What is one of the hardest scenes for you to watch in the film?

The whole first part of the movie was definitely based on the truth. And the whole first part of when I look who I was thirty some years ago, it really bothers me. And it brings back other things, you know, so it bothers me. I have seen the movie now ten times, and last night I just saw the last part of it. But it brings back old memories of other people that I might have hurt. And so it’s not . . . I’d have to say I’m already used to the movie. It’s just the other things that it brings back.

When you reflect on those years before you had given your life to Christ, do you feel like God has redeemed that time and is using it for his purposes right now?

Well, my hope is that he will. But you know I think when I look at who I am, or who I was, it just helps me to try to do better each day. So I don’t try to focus so much on the bad. If we focus so much on the bad, then we don’t want to do anything. I try to focus every day on what I can do good for today.

You had some rough stuff in your past, but now you’re experiencing some rough stuff in your present work in Africa.

We just don’t work in Africa. We just don’t work in Sudan. We’ve got three projects in Uganda. We have a project in Ethiopia. But we also do a lot here in the U.S., too. We have a wonderful team behind us now, and the work keeps enlarging. So we do work from speaking on drugs and alcohol in the U.S., down to working against the sex trafficking in the U.S. So for us it’s about rescuing children around the world.

You’re a real trailblazer, and there’s not really anyone quite like you out there. Is there someone you look to as a role model for what you are doing in your work?

I have to say no. You know there’s a lot of things from my dad that stick in my mind, and my dad kind of brought us up never to walk away from somebody that was in need no matter what the odds are. If the odds are totally against you, you still take a stand for them. So no. I don’t really try to idolize anyone. Just try to remember a lot of what my dad taught me.

In Machine Gun Preacher, Gerard Butler brings you to life quite vividly on the big screen. What was it like helping him learn how to be you?

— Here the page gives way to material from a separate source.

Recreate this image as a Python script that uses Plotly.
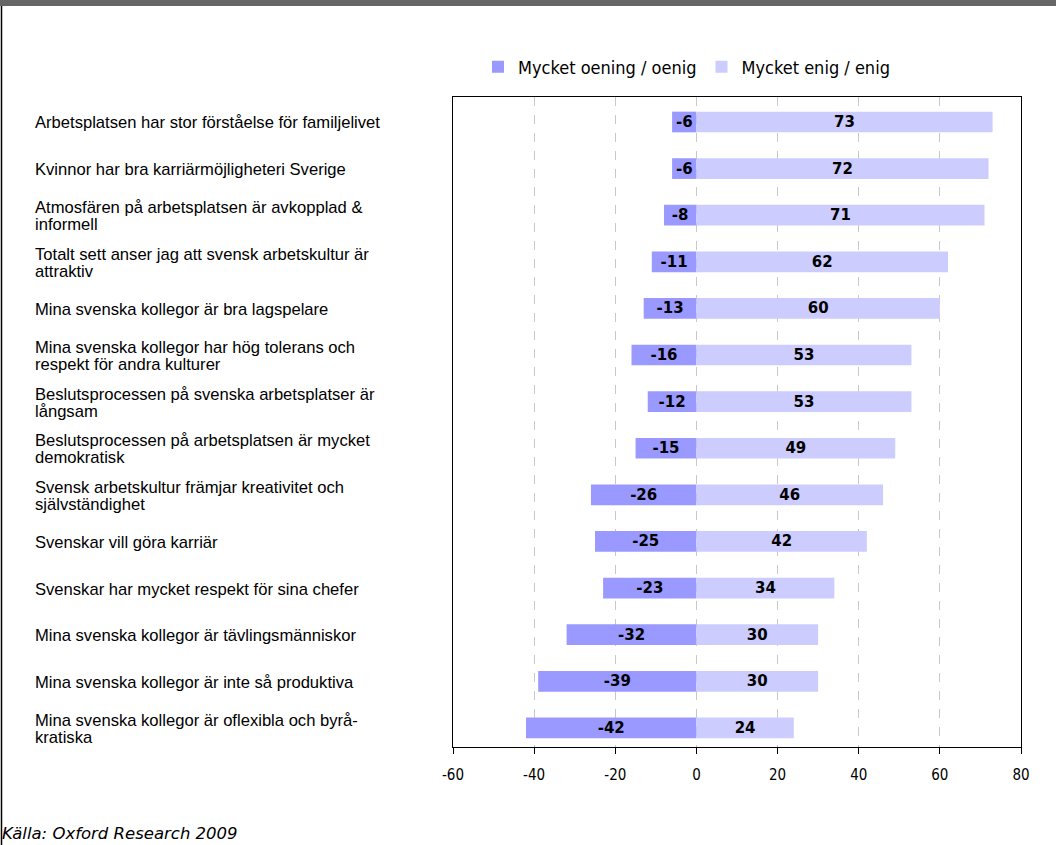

Well, I really believe I was worried about Gerard the whole entire time. Number one was his English. I mean he’s got an accent . . . very strong Scottish accent. He did an unbelievable job getting rid of that. He did a very good job in the acting. You can see it in his eyes that he caught hold of the meaning. But I was concerned until I saw the finished product the end of August of this year, and he did a very good job. Now he did his research. He came to Pennsylvania, stayed with us a couple of weeks. I met him in L.A. a few times. Talked with him on the phone several times. I spent a lot of time with his dialect coach. Met him on set a few times. I mean, he did his research and there’s a lot of videos out there on me on YouTube and all over the place. So he would find every video, and then he got DVDs of me preaching and everything and he listened to them over and over and over. And he did a very good job catching the actual character of me. He did a good job.

How much time did you spend on the film set?

I was on the set three different times in Detroit, and each time was at least three or four days. Then I was in South Africa a few days. I mean I didn’t have the time just to kind of move in there on the set, you know, because I built the motorcycles that were in the movie—all of the main motorcycles. I have got a motorcycle shop in Pennsylvania, and we build custom bikes. So the bikes that were actually in the movie we built.